# Request
Output nothing but the lines from the one with "Recreate this image" through the one with "import matplotlib.ticker as mtick", including both. Leave the pictures out of the copy.

# Information shown
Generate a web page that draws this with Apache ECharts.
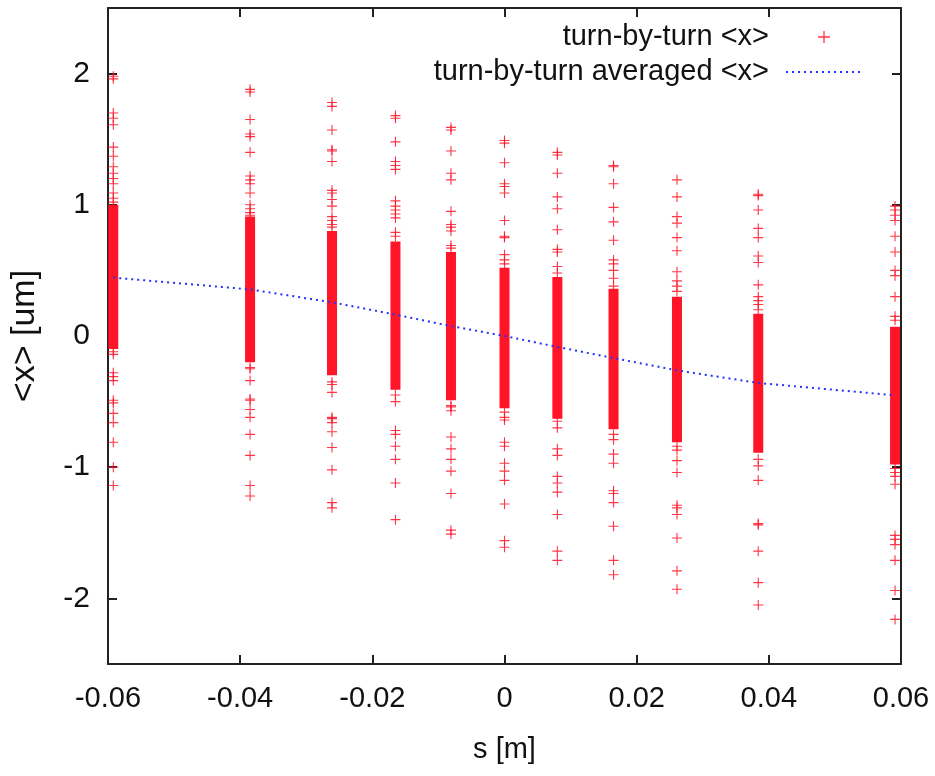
<!DOCTYPE html>
<html>
<head>
<meta charset="utf-8">
<title>turn-by-turn x</title>
<script src="https://cdn.jsdelivr.net/npm/echarts@6/dist/echarts.min.js"></script>
<style>
  html, body { margin: 0; padding: 0; background: #fff; }
  #chart { width: 935px; height: 776px; }
</style>
</head>
<body>
<div id="chart"></div>
<script>
// BPM positions along s [m]
const sPos = [-0.0592, -0.0385, -0.0261, -0.0165, -0.0081, 0, 0.0080, 0.0165, 0.0261, 0.0384, 0.0591];
// dense part of the turn-by-turn cloud at each position (solid red column)
const bandLow = [-0.10, -0.20, -0.30, -0.41, -0.49, -0.55, -0.63, -0.71, -0.81, -0.89, -0.98];
const bandHigh = [1.00, 0.91, 0.80, 0.72, 0.64, 0.52, 0.45, 0.36, 0.30, 0.17, 0.07];
// single turns that stick out above / below the column
const upperTurns = [
  [1.98, 1.96, 1.70, 1.66, 1.61, 1.44, 1.37, 1.29, 1.24, 1.20, 1.16, 1.09, 1.05, 1.02],
  [1.88, 1.86, 1.65, 1.54, 1.52, 1.40, 1.22, 1.19, 1.16, 1.09, 1.00, 0.97, 0.94, 0.92],
  [1.78, 1.75, 1.57, 1.42, 1.41, 1.33, 1.11, 1.09, 1.04, 0.99, 0.91, 0.88, 0.85, 0.83],
  [1.68, 1.66, 1.48, 1.33, 1.30, 1.27, 1.03, 0.99, 0.96, 0.93, 0.90, 0.79, 0.76],
  [1.59, 1.57, 1.41, 1.24, 1.19, 0.95, 0.85, 0.83, 0.80, 0.69, 0.67],
  [1.49, 1.47, 1.32, 1.16, 1.14, 1.09, 0.88, 0.76, 0.75, 0.62, 0.58, 0.55],
  [1.40, 1.38, 1.24, 1.06, 0.97, 0.81, 0.66, 0.64, 0.53, 0.48],
  [1.30, 1.29, 1.16, 0.98, 0.87, 0.73, 0.58, 0.55, 0.50, 0.44, 0.38],
  [1.19, 1.06, 0.91, 0.86, 0.75, 0.65, 0.49, 0.42, 0.38, 0.34],
  [1.08, 1.07, 0.96, 0.82, 0.75, 0.61, 0.56, 0.39, 0.30, 0.27, 0.24, 0.20],
  [0.99, 0.96, 0.92, 0.88, 0.76, 0.64, 0.50, 0.46, 0.30, 0.15, 0.12]
];
const lowerTurns = [
  [-0.12, -0.14, -0.28, -0.31, -0.34, -0.49, -0.51, -0.59, -0.66, -0.81, -1.00, -1.14],
  [-0.24, -0.25, -0.34, -0.48, -0.49, -0.56, -0.62, -0.75, -0.91, -1.14, -1.22],
  [-0.35, -0.37, -0.43, -0.62, -0.63, -0.66, -0.73, -0.85, -1.02, -1.27, -1.31],
  [-0.45, -0.50, -0.72, -0.75, -0.84, -0.94, -1.12, -1.40],
  [-0.53, -0.54, -0.57, -0.77, -0.86, -0.94, -1.03, -1.20, -1.48, -1.51],
  [-0.58, -0.62, -0.64, -0.81, -0.84, -0.97, -1.03, -1.10, -1.28, -1.56, -1.61],
  [-0.65, -0.70, -0.86, -0.91, -1.07, -1.12, -1.19, -1.36, -1.64, -1.71],
  [-0.75, -0.79, -0.90, -0.97, -1.18, -1.20, -1.27, -1.45, -1.71, -1.82],
  [-0.84, -0.87, -0.95, -1.04, -1.29, -1.31, -1.36, -1.54, -1.79, -1.93],
  [-0.94, -0.99, -1.10, -1.43, -1.44, -1.64, -1.88, -2.05],
  [-1.01, -1.04, -1.07, -1.13, -1.52, -1.55, -1.59, -1.71, -1.94, -2.16]
];
// averaged <x> over all turns
const averaged = [0.445, 0.355, 0.257, 0.163, 0.076, 0, -0.083, -0.168, -0.262, -0.358, -0.452];
// tick labels
const xTicks = [-0.06, -0.04, -0.02, 0, 0.02, 0.04, 0.06];
const yTicks = [-2, -1, 0, 1, 2];

const FONT = '"Liberation Sans", Arial, sans-serif';
const RED = '#ff1428';
const BLUE = '#2233ff';
const PLUS = 'path://M4,0h1v4h4v1h-4v4h-1v-4h-4v-1h4z';

const chart = echarts.init(document.getElementById('chart'));

// build scatter points and column ranges from the arrays
const turnPoints = [];
sPos.forEach((s, i) => {
  upperTurns[i].forEach(v => turnPoints.push([s, v]));
  lowerTurns[i].forEach(v => turnPoints.push([s, v]));
});
const bandData = sPos.map((s, i) => [s, bandLow[i], bandHigh[i]]);
const lineData = sPos.map((s, i) => [s, averaged[i]]);

const frameLine = { show: true, onZero: false, lineStyle: { color: '#222', width: 2 } };
const frameTick = (vals) => ({ inside: true, length: 9, customValues: vals, lineStyle: { color: '#222', width: 2 } });

const option = {
  animation: false,
  backgroundColor: '#fff',
  grid: { left: 108, right: 34, top: 8, bottom: 112, containLabel: false },
  legend: {
    orient: 'vertical',
    align: 'right',
    right: 67,
    top: 15,
    itemWidth: 76,
    itemHeight: 12,
    itemGap: 1,
    data: [
      { name: 'turn-by-turn <x>' },
      // only the dotted line as key, no dot in the middle
      { name: 'turn-by-turn averaged <x>', itemStyle: { opacity: 0 } }
    ],
    textStyle: { fontFamily: FONT, fontSize: 29, lineHeight: 34, color: '#111', padding: [0, 12, 0, 0] }
  },
  xAxis: [
    {
      type: 'value', min: -0.06, max: 0.06, position: 'bottom',
      name: 's [m]', nameLocation: 'middle', nameGap: 71,
      nameTextStyle: { fontFamily: FONT, fontSize: 29, color: '#111' },
      axisLine: frameLine,
      axisTick: frameTick(xTicks),
      axisLabel: { customValues: xTicks, margin: 20, fontFamily: FONT, fontSize: 29, color: '#111',
        formatter: v => String(v) },
      splitLine: { show: false }
    },
    {
      type: 'value', min: -0.06, max: 0.06, position: 'top',
      axisLine: frameLine,
      axisTick: frameTick(xTicks),
      axisLabel: { show: false },
      splitLine: { show: false }
    }
  ],
  yAxis: [
    {
      type: 'value', min: -2.5, max: 2.5, position: 'left',
      name: '<x> [um]', nameLocation: 'middle', nameGap: 66, nameRotate: 90,
      nameTextStyle: { fontFamily: FONT, fontSize: 34, color: '#111' },
      axisLine: frameLine,
      axisTick: frameTick(yTicks),
      axisLabel: { customValues: yTicks, margin: 18, fontFamily: FONT, fontSize: 30, color: '#111' },
      splitLine: { show: false }
    },
    {
      type: 'value', min: -2.5, max: 2.5, position: 'right',
      axisLine: frameLine,
      axisTick: frameTick(yTicks),
      axisLabel: { show: false },
      splitLine: { show: false }
    }
  ],
  series: [
    {
      name: 'turn-by-turn <x>',
      type: 'scatter',
      symbol: PLUS,
      symbolSize: 10,
      itemStyle: { color: RED, opacity: 0.85 },
      data: turnPoints,
      z: 3
    },
    {
      name: 'dense turns',
      type: 'custom',
      data: bandData,
      encode: { x: 0, y: [1, 2] },
      renderItem: (params, api) => {
        const x = api.coord([api.value(0), 0])[0];
        const yTop = api.coord([0, api.value(2)])[1];
        const yBot = api.coord([0, api.value(1)])[1];
        return {
          type: 'rect',
          shape: { x: x - 5, y: yTop, width: 10, height: yBot - yTop },
          style: { fill: RED }
        };
      },
      z: 3
    },
    {
      name: 'turn-by-turn averaged <x>',
      type: 'line',
      data: lineData,
      symbol: 'none',
      itemStyle: { color: BLUE },
      lineStyle: { color: BLUE, width: 2, type: [2, 4] },
      z: 5
    }
  ]
};

chart.setOption(option);
</script>
</body>
</html>
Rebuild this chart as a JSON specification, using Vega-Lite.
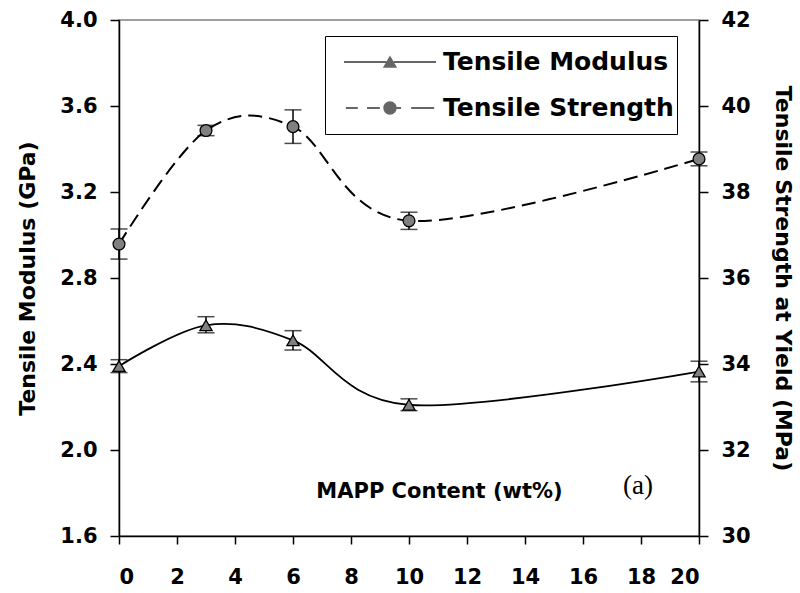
{
  "$schema": "https://vega.github.io/schema/vega-lite/v6.json",
  "width": 580,
  "height": 516,
  "autosize": {"type": "none"},
  "padding": {"left": 119, "top": 20, "right": 101, "bottom": 57},
  "background": "white",
  "config": {
    "view": {"stroke": "#808080", "strokeWidth": 1.5},
    "font": "DejaVu Sans",
    "axis": {
      "grid": false,
      "domainColor": "black",
      "domainWidth": 1.5,
      "tickColor": "black",
      "tickWidth": 1.5,
      "tickSize": 9,
      "labelFont": "DejaVu Sans",
      "labelFontWeight": "bold",
      "labelFontSize": 21,
      "labelColor": "black",
      "titleFont": "DejaVu Sans",
      "titleFontWeight": "bold",
      "titleFontSize": 22,
      "titleColor": "black"
    },
    "legend": {
      "orient": "none",
      "legendX": 206,
      "legendY": 16,
      "padding": 3,
      "strokeColor": "black",
      "fillColor": "white",
      "symbolSize": 8464,
      "symbolOffset": 15,
      "clipHeight": 46,
      "rowPadding": 0,
      "symbolStrokeWidth": 1.5,
      "symbolFillColor": "#666666",
      "symbolStrokeColor": "black",
      "symbolOpacity": 1,
      "labelFont": "DejaVu Sans",
      "labelFontWeight": "bold",
      "labelFontSize": 25,
      "labelColor": "black",
      "labelOffset": 6,
      "labelLimit": 400
    }
  },
  "datasets": {
    "modulus": [
      {"wt": 0, "val": 2.39, "lo": 2.36, "hi": 2.42},
      {"wt": 3, "val": 2.58, "lo": 2.545, "hi": 2.62},
      {"wt": 6, "val": 2.51, "lo": 2.465, "hi": 2.555},
      {"wt": 10, "val": 2.21, "lo": 2.183, "hi": 2.238},
      {"wt": 20, "val": 2.365, "lo": 2.317, "hi": 2.413}
    ],
    "strength": [
      {"wt": 0, "val": 36.79, "lo": 36.44, "hi": 37.14},
      {"wt": 3, "val": 39.43, "lo": 39.31, "hi": 39.55},
      {"wt": 6, "val": 39.52, "lo": 39.13, "hi": 39.91},
      {"wt": 10, "val": 37.33, "lo": 37.13, "hi": 37.53},
      {"wt": 20, "val": 38.77, "lo": 38.61, "hi": 38.93}
    ],
    "note": [
      {"wt": 17.9, "val": 1.833, "label": "(a)"}
    ]
  },
  "layer": [
    {
      "data": {"name": "modulus"},
      "layer": [
        {
          "mark": {"type": "line", "interpolate": "cardinal", "tension": 0, "color": "black", "strokeWidth": 1.8},
          "encoding": {
            "x": {
              "field": "wt", "type": "quantitative",
              "scale": {"domain": [0, 20], "nice": false},
              "axis": {
                "values": [0, 2, 4, 6, 8, 10, 12, 14, 16, 18, 20],
                "tickSize": 8,
                "labelPadding": 22,
                "title": "MAPP Content (wt%)",
                "titleFontSize": 21,
                "titleX": 320,
                "titleY": -39,
                "titleAlign": "center",
                "titleBaseline": "alphabetic"
              }
            },
            "y": {
              "field": "val", "type": "quantitative",
              "scale": {"domain": [1.6, 4.0], "nice": false, "zero": false},
              "axis": {
                "orient": "left",
                "values": [1.6, 2.0, 2.4, 2.8, 3.2, 3.6, 4.0],
                "format": ".1f",
                "labelPadding": 13,
                "title": "Tensile Modulus (GPa)",
                "titlePadding": 20
              }
            }
          }
        },
        {
          "mark": {"type": "rule", "color": "black", "strokeWidth": 1.5},
          "encoding": {
            "x": {"field": "wt", "type": "quantitative"},
            "y": {"field": "lo", "type": "quantitative"},
            "y2": {"field": "hi"}
          }
        },
        {
          "mark": {"type": "tick", "orient": "horizontal", "size": 17, "thickness": 1.5, "color": "black"},
          "encoding": {
            "x": {"field": "wt", "type": "quantitative"},
            "y": {"field": "lo", "type": "quantitative"}
          }
        },
        {
          "mark": {"type": "tick", "orient": "horizontal", "size": 17, "thickness": 1.5, "color": "black"},
          "encoding": {
            "x": {"field": "wt", "type": "quantitative"},
            "y": {"field": "hi", "type": "quantitative"}
          }
        },
        {
          "mark": {"type": "point", "shape": "triangle-up", "filled": true, "fill": "#808080", "stroke": "black", "strokeWidth": 1.3, "opacity": 1, "size": 150},
          "encoding": {
            "x": {"field": "wt", "type": "quantitative"},
            "y": {"field": "val", "type": "quantitative"}
          }
        },
        {
          "mark": {"type": "point", "filled": true, "fill": "#666666", "opacity": 0},
          "encoding": {
            "x": {"field": "wt", "type": "quantitative"},
            "y": {"field": "val", "type": "quantitative"},
            "shape": {
              "datum": "Tensile Modulus",
              "type": "nominal",
              "scale": {
                "domain": ["Tensile Modulus", "Tensile Strength"],
                "range": [
                  "M-1,-0.022L-0.08,-0.022L-0.08,0.022L-1,0.022ZM0.08,-0.022L1,-0.022L1,0.022L0.08,0.022ZM0,-0.14L0.155,0.125L-0.155,0.125Z",
                  "M-0.96,-0.022L-0.70,-0.022L-0.70,0.022L-0.96,0.022ZM-0.50,-0.022L-0.22,-0.022L-0.22,0.022L-0.50,0.022ZM0.12,-0.022L0.24,-0.022L0.24,0.022L0.12,0.022ZM0.46,-0.022L0.96,-0.022L0.96,0.022L0.46,0.022ZM-0.145,0A0.145,0.145,0,1,1,0.145,0A0.145,0.145,0,1,1,-0.145,0Z"
                ]
              },
              "legend": {"title": null}
            }
          }
        },
        {
          "data": {"name": "note"},
          "mark": {"type": "text", "font": "Liberation Serif", "fontSize": 27, "color": "black", "align": "center", "baseline": "middle"},
          "encoding": {
            "x": {"field": "wt", "type": "quantitative"},
            "y": {"field": "val", "type": "quantitative"},
            "text": {"field": "label"}
          }
        }
      ]
    },
    {
      "data": {"name": "strength"},
      "layer": [
        {
          "mark": {"type": "line", "interpolate": "cardinal", "tension": 0, "color": "black", "strokeWidth": 2, "strokeDash": [14, 7]},
          "encoding": {
            "x": {"field": "wt", "type": "quantitative"},
            "y": {
              "field": "val", "type": "quantitative",
              "scale": {"domain": [30, 42], "nice": false, "zero": false},
              "axis": {
                "orient": "right",
                "values": [30, 32, 34, 36, 38, 40, 42],
                "labelPadding": 13,
                "title": "Tensile Strength at Yield (MPa)",
                "titlePadding": 20
              }
            }
          }
        },
        {
          "mark": {"type": "rule", "color": "black", "strokeWidth": 1.5},
          "encoding": {
            "x": {"field": "wt", "type": "quantitative"},
            "y": {"field": "lo", "type": "quantitative"},
            "y2": {"field": "hi"}
          }
        },
        {
          "mark": {"type": "tick", "orient": "horizontal", "size": 17, "thickness": 1.5, "color": "black"},
          "encoding": {
            "x": {"field": "wt", "type": "quantitative"},
            "y": {"field": "lo", "type": "quantitative"}
          }
        },
        {
          "mark": {"type": "tick", "orient": "horizontal", "size": 17, "thickness": 1.5, "color": "black"},
          "encoding": {
            "x": {"field": "wt", "type": "quantitative"},
            "y": {"field": "hi", "type": "quantitative"}
          }
        },
        {
          "mark": {"type": "point", "shape": "circle", "filled": true, "fill": "#808080", "stroke": "black", "strokeWidth": 1.3, "opacity": 1, "size": 140},
          "encoding": {
            "x": {"field": "wt", "type": "quantitative"},
            "y": {"field": "val", "type": "quantitative"}
          }
        },
        {
          "mark": {"type": "point", "filled": true, "fill": "#666666", "opacity": 0},
          "encoding": {
            "x": {"field": "wt", "type": "quantitative"},
            "y": {"field": "val", "type": "quantitative"},
            "shape": {"datum": "Tensile Strength", "type": "nominal", "legend": {"title": null}}
          }
        }
      ]
    }
  ],
  "resolve": {"scale": {"y": "independent"}}
}
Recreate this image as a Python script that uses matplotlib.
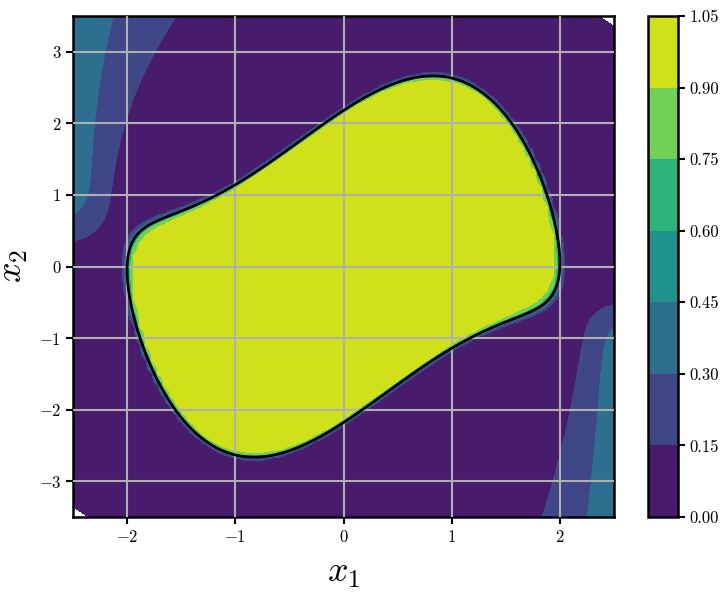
import numpy as np
import matplotlib
matplotlib.use('Agg')
import matplotlib.pyplot as plt
import matplotlib.ticker as mtick

plt.rcParams['font.family'] = 'serif'
plt.rcParams['font.serif'] = ['cmr10']
plt.rcParams['mathtext.fontset'] = 'cm'
plt.rcParams['axes.formatter.use_mathtext'] = True

# plotting window and colour levels
x1_lim = [-2.5, 2.5]
x2_lim = [-3.5, 3.5]
x1_ticks = [-2, -1, 0, 1, 2]
x2_ticks = [-3, -2, -1, 0, 1, 2, 3]
levels = [0.00, 0.15, 0.30, 0.45, 0.60, 0.75, 0.90, 1.05]

# decision boundary (sheared ellipse)
half_width = 2.0          # x1 extent of the region
half_height = 2.18        # x2 half-height at x1 = 0
shear_lin = 0.985         # centre line x2 = a*x1 - b*x1^3
shear_cub = 0.24
inside_val = 0.97
outside_val = 0.02
sharpness = 60.0

# soft tails along the side edges: [top-left, bottom-right]
tail_peak = 0.42
tail_y0 = [0.49, 0.61]
tail_ys = [0.213, 0.16]
tail_c = [[0.26, 0.015, 0.055], [0.19, 0.06, 0.016]]    # band offset from edge
tail_w = [[0.128, 0.03, 0.03], [0.128, 0.03, 0.012]]    # band softness


def sig(t):
    return 1 / (1 + np.exp(-np.clip(t, -50, 50)))


def field(x1, x2):
    centre = shear_lin * x1 - shear_cub * x1 ** 3
    g = (x1 / half_width) ** 2 + ((x2 - centre) / half_height) ** 2 - 1.0
    inner = outside_val + (inside_val - outside_val) * sig(-sharpness * g)

    def tail(u, v, k):
        d = u - x1_lim[0]
        t = np.clip(v - 1.0, 0, None)
        c = tail_c[k][0] + tail_c[k][1] * t + tail_c[k][2] * t ** 2
        w = tail_w[k][0] + tail_w[k][1] * t + tail_w[k][2] * t ** 2
        return tail_peak * sig((v - tail_y0[k]) / tail_ys[k]) * sig((c - d) / w)

    z = inner + tail(x1, x2, 0) + tail(-x1, -x2, 1)
    # tiny empty corners (value drops under the lowest level)
    z -= 0.6 * np.exp(-((x1_lim[1] - x1) + (x2_lim[1] - x2)) / 0.04)
    z -= 0.6 * np.exp(-((x1 - x1_lim[0]) + (x2 - x2_lim[0])) / 0.04)
    return z


gx, gy = np.meshgrid(np.linspace(*x1_lim, 90), np.linspace(*x2_lim, 120))
fx, fy = np.meshgrid(np.linspace(*x1_lim, 500), np.linspace(*x2_lim, 700))

fig = plt.figure(figsize=(7.23, 6), dpi=100)
ax = fig.add_axes([73 / 723, 83 / 600, 541 / 723, 501 / 600])
cax = fig.add_axes([648 / 723, 83 / 600, 30 / 723, 501 / 600])

cf = ax.contourf(gx, gy, field(gx, gy), levels=levels, cmap='viridis', zorder=1)
ax.contour(fx, fy, field(fx, fy), levels=[0.5], colors='black', linewidths=2, zorder=3)

ax.set_xlim(x1_lim)
ax.set_ylim(x2_lim)
ax.set_xticks(x1_ticks)
ax.set_yticks(x2_ticks)
ax.set_axisbelow(False)
ax.grid(True, color='#b0b0b0', lw=1.5)
ax.tick_params(direction='out', length=5, width=1.5, labelsize=12)
for s in ax.spines.values():
    s.set_linewidth(1.8)
ax.set_xlabel('$x_1$', fontsize=26, labelpad=10)
ax.set_ylabel('$x_2$', fontsize=26, labelpad=6)

cb = fig.colorbar(cf, cax=cax, ticks=levels)
cb.ax.yaxis.set_major_formatter(mtick.FormatStrFormatter('%.2f'))
cb.ax.tick_params(direction='out', length=5, width=1.5, labelsize=12)
cb.outline.set_linewidth(1.8)

fig.savefig('out.png', dpi=100)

# Correct answer
Recreate this image as a Python script that uses matplotlib.
import numpy as np
import matplotlib
matplotlib.use('Agg')
import matplotlib.pyplot as plt
import matplotlib.ticker as mtick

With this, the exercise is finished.